As part of UVic's IdeaFest, the Pacific Institute for Climate Solutions and the Pacific Climate Impacts Consortium invite you to a talk on atmospheric rivers, covering both the current scientific understanding of how they occur and the roles that they play in affecting weather, delivered by Dr. F. Martin Ralph. 

Abstract: Atmospheric rivers (ARs) are narrow, transient corridors of strong water-vapor transport in midlatitude winter storms, corridors of intense winds and moist air centered around a km above sea level and roughly 400-500 km across but thousands of km long. First recognized in about 1998, ARs are increasingly understood to play crucial roles in flooding and water resources along the West Coast of North America (and along west coasts worldwide). ARs routinely transport water vapor at rates equivalent to 7-15 times the average daily discharge of the Mississippi River, and the half dozen or so ARs per year that make landfall on the US West Coast contribute an average of one third to one half of all precipitation in the Pacific coast states, thereby supplying a significant part of their water resources. Notably, ARs also played crucial roles in the endings of almost 80% of extended floods in the Pacific Northwest. Meanwhile, AR storms have been the sources of many (and in some rivers, most) historical floods in the region and are a key driver of potentially catastrophic future flooding as revealed through a USGS-led emergency preparedness scenario for California that quantified "Hurricane-Katrina-like" impacts to California. The discovery of the importance of atmospheric rivers has led to the NOAA-led creation of a new type of weather observing system in California including 100 field sites..  This network has been used to develop a vision for new observations across the entire Western U.S., and major elements of this are applicable to western Canada.
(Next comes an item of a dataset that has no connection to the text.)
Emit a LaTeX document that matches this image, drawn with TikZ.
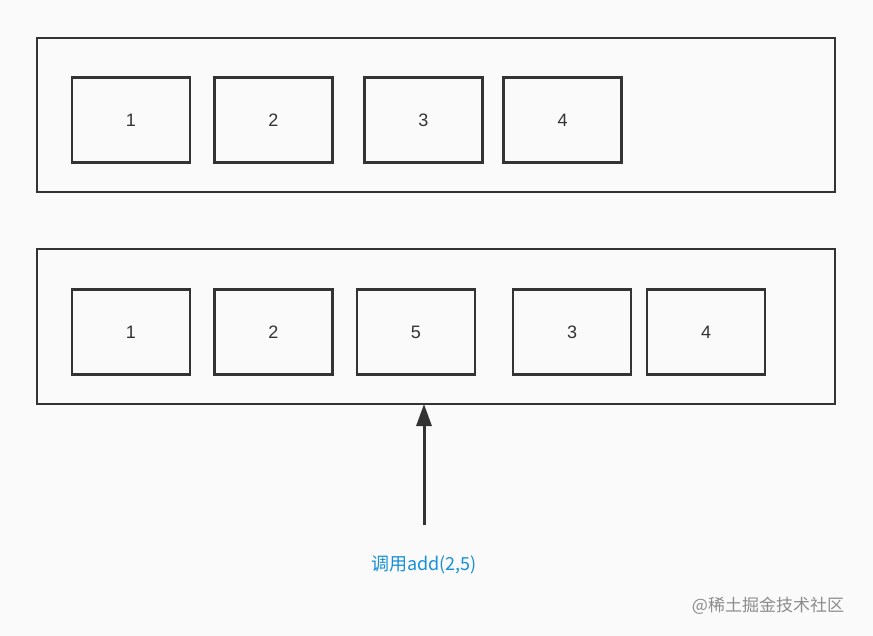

 Biography: Dr. F. Martin Ralph is a research meteorologist who has studied mesoscale and synoptic scale weather phenomena and how they are affected by climate variability. A key area of interest is exploring how to best observe the atmosphere, with an emphasis on advancing the physical understanding of extreme precipitation processes as well as related hydrometeorological predictions and climate projections. He is currently Chief of the Water Cycle Branch at NOAA's Earth System Research Laboratory/Physical Sciences Division, and a Research Associate at Scripps Institution of Oceanography. Dr. Ralph has published over 60 peer-reviewed scientific articles, 23 as the lead author. He has helped lead the establishment of testbeds as a method to accelerate the development and infusion of new science and technology into weather and climate forecasting operations. He has developed new projects, experiments and teams on several subjects, most having to do with observations, physical understanding, and precipitation.

Dr. Ralph will be speaking in place of Dr. Michael Dettinger from the U.S. Geological Survey and Scripps Istitution of Oceanography.